In Slate, Ben Blatt uses pattern mapping to pre-determine Waldo’s whereabouts. But don’t think all the conundrums are solved just yet. “[This] leaves a more intriguing question left unanswered: Why is Waldo there? Why, Waldo? Why are you so likely to hide in these two narrow bands? Why are you rarely at the edges of the page? Why are you rarely in the middle of the page? Why, Waldo?”
“Artist Jeff Bennett has invaded the cloying world of Thomas Kinkade with the full might of the Galactic Empire. In a series Bennett is calling Wars on Kinkade, the Painter of Light’s ethereally bland landscapes come under the iron fist of Star Wars storm troopers, Imperial Star Destroyers and Hoth-crushing AT-ATs.” General Veers, prepare your men for a surface attack: The Empire Strikes Kinkade.

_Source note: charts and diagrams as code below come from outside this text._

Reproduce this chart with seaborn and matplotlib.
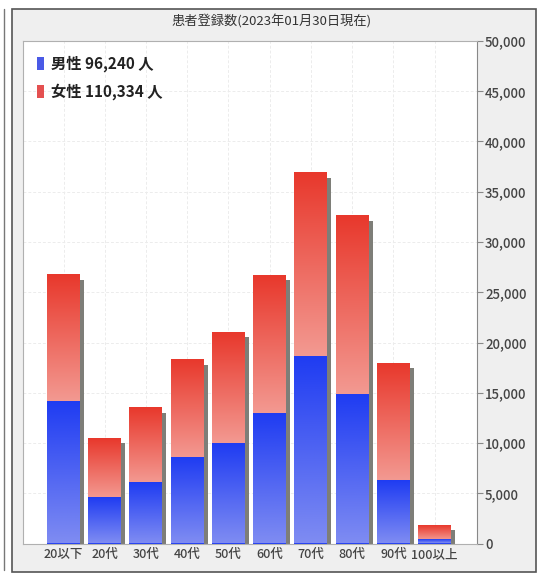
import numpy as np
import pandas as pd
import matplotlib
matplotlib.use("Agg")
import matplotlib.pyplot as plt
import seaborn as sns
import matplotlib.transforms as mtransforms
from matplotlib.colors import LinearSegmentedColormap
from matplotlib.patches import Rectangle, Patch
from matplotlib.lines import Line2D
from matplotlib.ticker import FuncFormatter, FixedLocator

# ---- data ----
categories = ["20以下", "20代", "30代", "40代", "50代", "60代", "70代", "80代", "90代", "100以上"]
male = [14040, 4540, 6030, 8520, 9950, 12910, 18515, 14790, 6230, 360]
female = [12700, 5940, 7470, 9760, 11110, 13800, 18320, 17820, 11720, 1460]
legend_labels = ["男性 96,240 人", "女性 110,334 人"]
title = "患者登録数(2023年01月30日現在)"
y_ticks = [0, 5000, 10000, 15000, 20000, 25000, 30000, 35000, 40000, 45000, 50000]

sns.set_theme(style="white")
plt.rcParams['font.family'] = ['Noto Sans CJK JP', 'DejaVu Sans']

df = pd.DataFrame({"cat": categories, "male": male, "female": female})
df["total"] = df["male"] + df["female"]

W, H = 539, 577
fig = plt.figure(figsize=(W / 100, H / 100), dpi=100)
fig.patch.set_facecolor("white")

# outer panel frame (drawn first, behind axes)
fig.add_artist(Rectangle((12 / W, 1 - 572 / H), (536 - 12) / W, (572 - 9) / H,
                         transform=fig.transFigure, facecolor="#efefef", edgecolor="#555555",
                         linewidth=1.2, zorder=0))
fig.add_artist(Line2D([3.5 / W, 3.5 / W], [1 - 570 / H, 1 - 9 / H], transform=fig.transFigure,
                      color="#777777", linewidth=1.0, zorder=0))

ax = fig.add_axes([22.7 / W, (H - 543.5) / H, (476.7 - 22.7) / W, (543.5 - 41) / H], zorder=1)
ax.set_facecolor("white")

# shadow bars
sns.barplot(data=df, x="cat", y="total", color="#7e7e78", width=0.8, saturation=1,
            errorbar=None, ax=ax, zorder=1)
off = mtransforms.ScaledTranslation(4 / 100, -5 / 100, fig.dpi_scale_trans)
for p in ax.patches:
    p.set_transform(ax.transData + off)
    p.set_edgecolor("none")
n0 = len(ax.patches)

# female (stack top) bars
sns.barplot(data=df, x="cat", y="total", color="#e8392f", width=0.8, saturation=1,
            errorbar=None, ax=ax, zorder=2)
red_patches = ax.patches[n0:]
n1 = len(ax.patches)
# male bars
sns.barplot(data=df, x="cat", y="male", color="#2a45f0", width=0.8, saturation=1,
            errorbar=None, ax=ax, zorder=3)
blue_patches = ax.patches[n1:]

red_cmap = LinearSegmentedColormap.from_list("r", ["#f39a92", "#e8382c"])
blue_cmap = LinearSegmentedColormap.from_list("b", ["#7f8cf2", "#1f3cf2"])
grad = np.linspace(0, 1, 256).reshape(-1, 1)

for rp, bp in zip(red_patches, blue_patches):
    for p in (rp, bp):
        p.set_edgecolor("none")
    x0, w = rp.get_x(), rp.get_width()
    ytop = rp.get_y() + rp.get_height()
    ymid = bp.get_y() + bp.get_height()
    ax.imshow(grad, cmap=red_cmap, extent=(x0, x0 + w, ymid, ytop), origin="lower",
              aspect="auto", zorder=2.1, interpolation="bilinear")
    ax.imshow(grad, cmap=blue_cmap, extent=(x0, x0 + w, 0, ymid), origin="lower",
              aspect="auto", zorder=3.1, interpolation="bilinear")

ax.set_xlim(-0.99, 10.02)
ax.set_ylim(0, 50000)

# axes styling
ax.yaxis.tick_right()
ax.yaxis.set_major_locator(FixedLocator(y_ticks))
ax.yaxis.set_major_formatter(FuncFormatter(lambda v, pos: f"{int(v):,}"))
ax.tick_params(axis="y", which="major", direction="out", length=4, width=0.8,
               color="#888888", labelsize=9.5, labelcolor="#444444", pad=2, right=True, left=False)
ax.tick_params(axis="x", which="major", direction="out", length=0, labelsize=9,
               labelcolor="#444444", pad=3, bottom=True)
for lab in ax.get_yticklabels() + ax.get_xticklabels():
    lab.set_fontweight("medium")
ax.set_xlabel("")
ax.set_ylabel("")
for s in ax.spines.values():
    s.set_color("#b0b0b0")
    s.set_linewidth(0.8)
ax.spines["right"].set_color("#888888")

ax.set_axisbelow(True)
ax.grid(True, color="#ececec", linewidth=0.7, linestyle=(0, (3, 2)))

# legend
handles = [Patch(facecolor="#4a5ae6", edgecolor="none"),
           Patch(facecolor="#e45050", edgecolor="none")]
leg = ax.legend(handles, legend_labels, loc="upper left", bbox_to_anchor=(0.0, 1.0),
                frameon=False, handlelength=0.45, handleheight=1.0, handletextpad=0.45,
                labelspacing=0.75, borderaxespad=0.55,
                prop={"size": 11, "weight": "bold", "family": ['Noto Sans CJK JP', 'DejaVu Sans']})
for t in leg.get_texts():
    t.set_color("#222222")

# title
fig.text(272 / W, 1 - 22 / H, title, ha="center", va="center", fontsize=9.5, color="#333333")

fig.savefig("out.png", dpi=100)
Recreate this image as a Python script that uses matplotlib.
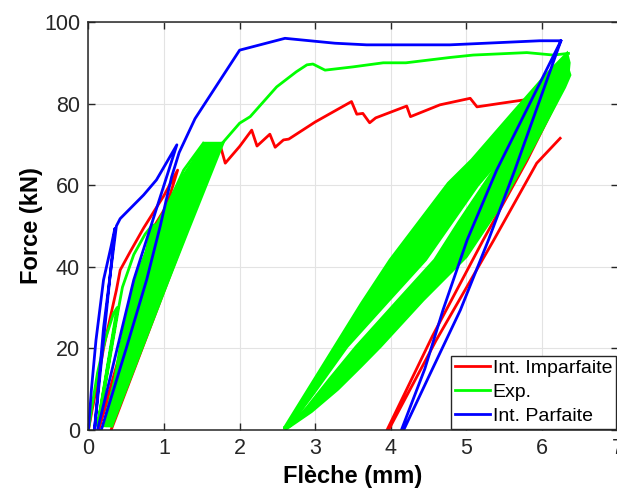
import matplotlib.pyplot as plt
import numpy as np

plt.rcParams['font.family'] = ['Liberation Sans', 'DejaVu Sans']

RED = '#ff0000'
GREEN = '#00ff00'
BLUE = '#0000ff'

# --- Int. Imparfaite : first cycles, envelope, last unload / reload
red_cyc_x = [0.00, 0.05, 0.11, 0.20, 0.30, 0.37, 0.42, 0.55, 0.73, 1.00, 1.18,
             0.13, 0.50, 0.84, 1.10, 1.18, 1.27, 0.30]
red_cyc_y = [0.0, 5.0, 10.6, 20.0, 28.5, 34.3, 39.2, 43.6, 49.5, 57.5, 63.7,
             0.0, 24.0, 49.0, 57.0, 58.7, 58.7, 0.0]
red_env_x = [1.74, 1.81, 2.00, 2.16, 2.23, 2.40, 2.47, 2.58, 2.65, 3.00, 3.48,
             3.55, 3.63, 3.72, 3.80, 4.21, 4.26, 4.65, 5.05, 5.14, 5.50, 5.80, 6.20]
red_env_y = [70.0, 65.4, 69.5, 73.5, 69.6, 72.5, 69.3, 71.1, 71.3, 75.5, 80.5,
             77.4, 77.6, 75.3, 76.5, 79.4, 76.8, 79.7, 81.3, 79.2, 80.2, 81.0, 80.8]
red_end_x = [5.80, 5.22, 4.55, 3.95, 3.97, 4.60, 5.36, 5.93, 6.24]
red_end_y = [66.0, 46.5, 23.0, 0.0, 0.0, 22.0, 46.5, 65.4, 71.5]

# --- Exp. : loading with cycles at 30 and 50 kN
grn_start_x = [0.00, 0.04, 0.12, 0.22, 0.33, 0.38, 0.12, 0.39, 0.13, 0.40,
               0.45, 0.60, 0.75, 0.85, 0.20, 0.88, 0.22, 0.90,
               1.06, 1.26, 1.52]
grn_start_y = [0.0, 5.0, 14.0, 22.0, 28.5, 30.0, 1.0, 30.0, 1.0, 30.0,
               35.0, 43.0, 48.0, 50.3, 1.0, 50.3, 1.0, 50.3,
               55.6, 63.7, 70.3]
# dense cycles at 70 kN (outline of the band)
grn_band70_x = [0.25, 0.42, 0.62, 0.88, 1.23, 1.54, 1.78, 1.32, 1.06, 0.31]
grn_band70_y = [1.0, 20.4, 36.8, 49.0, 61.6, 70.3, 70.3, 49.0, 36.8, 1.0]
# last reload up to the maximum force
grn_env_x = [0.31, 0.45, 0.62, 0.88, 1.15, 1.50, 1.78, 2.00, 2.14, 2.49, 2.75,
             2.89, 2.97, 3.13, 3.50, 3.90, 4.20, 4.78, 5.09, 5.80, 6.15, 6.35]
grn_env_y = [1.0, 18.0, 36.8, 49.0, 58.8, 66.5, 70.5, 75.2, 76.8, 84.1, 87.8,
             89.5, 89.7, 88.2, 89.0, 90.0, 90.0, 91.3, 91.9, 92.5, 91.9, 92.3]
# large cycles: reload band and unload band
grn_reload_x = [2.60, 3.61, 3.99, 4.76, 5.07, 5.60, 6.05, 6.33,
                6.36, 6.34, 5.80, 5.15, 4.46, 3.98, 3.42, 2.98, 2.70, 2.62]
grn_reload_y = [0.8, 31.0, 41.7, 60.5, 66.2, 77.5, 87.0, 92.3,
                90.0, 86.0, 74.0, 60.0, 41.7, 31.9, 20.4, 9.0, 2.0, 0.5]
grn_unload_x = [6.32, 5.88, 5.37, 4.90, 4.58, 4.10, 3.54, 3.19, 2.89, 2.66, 2.58,
                2.62, 2.95, 3.30, 3.60, 3.86, 4.43, 5.00, 5.45, 5.90, 6.30, 6.37]
grn_unload_y = [90.0, 78.0, 64.0, 51.0, 41.7, 31.9, 20.4, 12.5, 5.5, 1.0, 0.5,
                0.3, 4.5, 10.0, 15.5, 20.4, 31.9, 42.5, 55.0, 70.0, 84.0, 87.0]

# --- Int. Parfaite
blu_x = [0.00, 0.04, 0.10, 0.20, 0.30, 0.35, 0.08,
         0.20, 0.28, 0.37, 0.42, 0.73, 0.90, 1.17,
         0.81, 0.60, 0.12,
         0.17, 0.50, 0.77, 0.95, 1.10, 1.20, 1.41, 2.00, 2.60, 3.26, 3.68,
         4.78, 5.97, 6.25,
         5.64, 5.29, 4.92, 4.50, 4.17,
         4.14, 4.45, 4.69, 5.01, 5.40, 6.25]
blu_y = [0.0, 10.0, 22.0, 36.8, 45.0, 49.4, 0.0,
         25.0, 36.8, 50.0, 51.8, 57.6, 61.3, 69.9,
         49.0, 36.8, 0.0,
         0.0, 20.0, 36.8, 50.0, 62.0, 68.0, 76.3, 93.1, 96.0, 94.8, 94.4,
         94.4, 95.4, 95.4,
         63.7, 46.5, 29.4, 13.0, 0.0,
         0.0, 15.0, 29.4, 46.6, 63.7, 95.4]

fig = plt.figure(figsize=(6.17, 4.91), dpi=100)
ax = fig.add_axes([0.1433, 0.1242, 0.8577, 0.831])

lw = 2.0
ax.plot(np.r_[red_cyc_x, red_env_x, red_end_x], np.r_[red_cyc_y, red_env_y, red_end_y],
        color=RED, lw=lw, label='Int. Imparfaite', zorder=3)

ax.plot(grn_start_x, grn_start_y, color=GREEN, lw=lw, label='Exp.', zorder=4)
ax.fill(grn_band70_x, grn_band70_y, color=GREEN, lw=lw, zorder=4)
ax.plot(grn_env_x, grn_env_y, color=GREEN, lw=lw, zorder=4)
ax.fill(grn_reload_x, grn_reload_y, color=GREEN, lw=lw, zorder=4)
ax.fill(grn_unload_x, grn_unload_y, color=GREEN, lw=lw, zorder=4)

ax.plot(blu_x, blu_y, color=BLUE, lw=lw, label='Int. Parfaite', zorder=5)

ax.set_xlim(0, 7)
ax.set_ylim(0, 100)
ax.set_xticks(range(0, 8))
ax.set_yticks(range(0, 101, 20))
ax.grid(True, color='#e3e3e3', lw=0.8, zorder=0)
ax.set_axisbelow(True)
ax.tick_params(direction='in', top=True, right=True, length=5, width=1,
               color='#262626', labelsize=15.5, labelcolor='#262626', pad=6)
for s in ax.spines.values():
    s.set_color('#262626')
    s.set_linewidth(1.1)
    s.set_zorder(6)

ax.set_xlabel('Flèche (mm)', fontsize=17, fontweight='bold', labelpad=4)
ax.set_ylabel('Force (kN)', fontsize=17, fontweight='bold', labelpad=1)

leg = ax.legend(loc='lower right', bbox_to_anchor=(0.997, 0.003), fontsize=14,
                frameon=True, fancybox=False, framealpha=1, edgecolor='#262626',
                handlelength=1.8, handletextpad=0.15, labelspacing=0.32,
                borderpad=0.2, borderaxespad=0.0)
leg.get_frame().set_linewidth(1.0)
leg.set_zorder(7)

fig.savefig('out.png', dpi=100, facecolor='white')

“The deeper threat that leakers such as Manning and Snowden pose is more subtle than a direct assault on U.S. national security: they undermine Washington’s ability to act hypocritically and get away with it. Their danger lies not in the new information that they reveal but in the documented confirmation they provide of what the United States is actually doing and why. When these deeds turn out to clash with the government’s public rhetoric, as they so often do, it becomes harder for U.S. allies to overlook Washington’s covert behavior and easier for U.S. adversaries to justify their own.”
In Foreign Affairs, Henry Farrell and Martha Finnemore argue that, as a result of whistleblowing, the US is “no longer able to rely on easy hypocrisy“ in our foreign policy. “Secrecy can be defended as a policy in a democracy. Blatant hypocrisy is a tougher sell. Voters accept that they cannot know everything that their government does, but they do not like being lied to.”